As intervenções focadas em salvar vidas e meios de subsistência devem ser acompanhadas de esforços para canalizar investimentos para a resiliência das pessoas e suas comunidades. Isso significa equipá-los com os recursos para antecipar ameaças em tempo real e tomar medidas antecipadas antes que uma crise ocorra.

Significa também estimular o investimento e o emprego por meio da ativação do capital social dos territórios, propiciar o acesso dos pequenos produtores ao financiamento –em conjunto com o setor privado– e promover o associativismo, os curtos-circuitos e as cadeias de valor sustentáveis.

Além das intervenções de emergência e resiliência, não podemos negligenciar a necessidade de abordar as causas profundas das crises alimentares: a persistência da pobreza rural e das desigualdades estruturais e o alto custo das dietas saudáveis.

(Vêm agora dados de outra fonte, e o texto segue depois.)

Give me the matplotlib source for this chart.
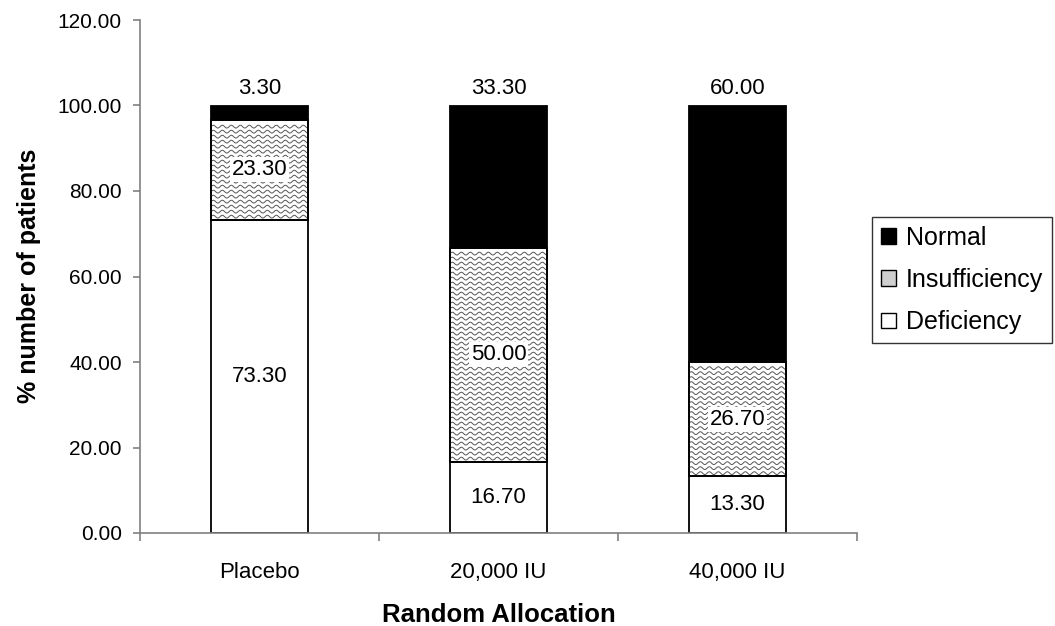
import numpy as np
import matplotlib
matplotlib.use("Agg")
import matplotlib.pyplot as plt
from matplotlib.collections import LineCollection
from matplotlib.patches import Patch

plt.rcParams['font.family'] = ['Liberation Sans', 'DejaVu Sans']

categories = ["Placebo", "20,000 IU", "40,000 IU"]
deficiency = [73.30, 16.70, 13.30]
insufficiency = [23.30, 50.00, 26.70]
normal = [3.30, 33.30, 60.00]
yticks = [0, 20, 40, 60, 80, 100, 120]

W, H = 1055, 626
fig = plt.figure(figsize=(W / 100, H / 100), dpi=100)
ax = fig.add_axes([140 / W, 1 - 533 / H, 717 / W, 513 / H])

x = np.arange(len(categories))
bw = 0.405
edge = dict(edgecolor='black', linewidth=1.3)
b_def = ax.bar(x, deficiency, bw, color='white', **edge, zorder=2)
b_ins = ax.bar(x, insufficiency, bw, bottom=deficiency, color='white', **edge, zorder=2)
bottom_n = [d + i for d, i in zip(deficiency, insufficiency)]
b_nor = ax.bar(x, normal, bw, bottom=bottom_n, color='black', **edge, zorder=3)

ax.set_xlim(-0.5, len(categories) - 0.5)
ax.set_ylim(0, 120)

# wavy texture for insufficiency segments (clipped to each bar)
fig.canvas.draw()
px_x = 1.0 / (ax.transData.transform((1, 0))[0] - ax.transData.transform((0, 0))[0])
px_y = 1.0 / (ax.transData.transform((0, 1))[1] - ax.transData.transform((0, 0))[1])
period_px, row_px, amp_px = 9.0, 5.0, 1.4
for patch in b_ins.patches:
    x0, y0 = patch.get_x(), patch.get_y()
    w, h = patch.get_width(), patch.get_height()
    xs = np.linspace(x0, x0 + w, 200)
    segs = []
    yy = y0 + 3.0 * px_y
    while yy < y0 + h - 2.5 * px_y:
        ys = yy + amp_px * px_y * np.sin(2 * np.pi * (xs - x0) / (period_px * px_x))
        segs.append(np.column_stack([xs, ys]))
        yy += row_px * px_y
    lc = LineCollection(segs, colors='#555555', linewidths=0.7, zorder=2.5)
    lc.set_clip_path(patch)
    ax.add_collection(lc)
    ax.bar(patch.get_x() + w / 2, h, w, bottom=y0, fill=False, edgecolor='black',
           linewidth=1.3, zorder=3.5)

# value labels
for i in range(len(categories)):
    ax.text(x[i], deficiency[i] / 2, f"{deficiency[i]:.2f}", ha='center', va='center',
            fontsize=16, zorder=4)
    ax.text(x[i], deficiency[i] + insufficiency[i] / 2, f"{insufficiency[i]:.2f}",
            ha='center', va='center', fontsize=16, zorder=4,
            bbox=dict(facecolor='white', edgecolor='none', pad=1.5))
    ax.annotate(f"{normal[i]:.2f}", (x[i], bottom_n[i] + normal[i]), xytext=(0, 5),
                textcoords='offset points', ha='center', va='bottom', fontsize=16)

# axes styling
for s in ['top', 'right']:
    ax.spines[s].set_visible(False)
for s in ['left', 'bottom']:
    ax.spines[s].set_color('#808080')
    ax.spines[s].set_linewidth(1.2)
ax.set_yticks(yticks)
ax.set_yticklabels([f"{v:.2f}" for v in yticks], fontsize=15)
ax.tick_params(axis='y', direction='out', length=5, width=1.2, color='#808080', pad=8)
ax.set_xticks(x)
ax.set_xticklabels(categories, fontsize=16)
ax.tick_params(axis='x', which='major', length=0, pad=21)
ax.set_xticks(np.arange(len(categories) + 1) - 0.5, minor=True)
ax.tick_params(axis='x', which='minor', direction='out', length=6, width=1.2, color='#808080')

fig.text((140 + 857) / 2 / W, 1 - 622 / H, "Random Allocation", ha='center', va='baseline',
         fontsize=18.5, fontweight='bold')
fig.text(29 / W, 1 - 276 / H, "% number of patients", ha='center', va='center',
         rotation=90, fontsize=18, fontweight='bold')

handles = [Patch(facecolor='black', edgecolor='black', label='Normal'),
           Patch(facecolor='#cfcfcf', edgecolor='black', label='Insufficiency'),
           Patch(facecolor='white', edgecolor='black', label='Deficiency')]
leg = fig.legend(handles=handles, loc='upper left', bbox_to_anchor=(872 / W, 1 - 217 / H),
                 fontsize=18, frameon=True, fancybox=False, handlelength=0.6,
                 handleheight=0.6, handletextpad=0.4, borderpad=0.35, labelspacing=0.73,
                 borderaxespad=0)
leg.get_frame().set_edgecolor('black')
leg.get_frame().set_linewidth(1.0)

fig.savefig("out.png", dpi=100)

Em última análise, devemos trabalhar juntos e fazê-lo agora para impedir a escalada da fome. Requer vontade política ao mais alto nível e o esforço coordenado de todos, desde governos nacionais a organizações locais, agências das Nações Unidas, sociedade civil e setor privado. Só assim conseguiremos a transição para sistemas agroalimentares mais eficientes, inclusivos, resilientes e sustentáveis, e só assim evitaremos enfrentar a mesma situação no próximo ano, provavelmente com mais pessoas precisando de ajuda.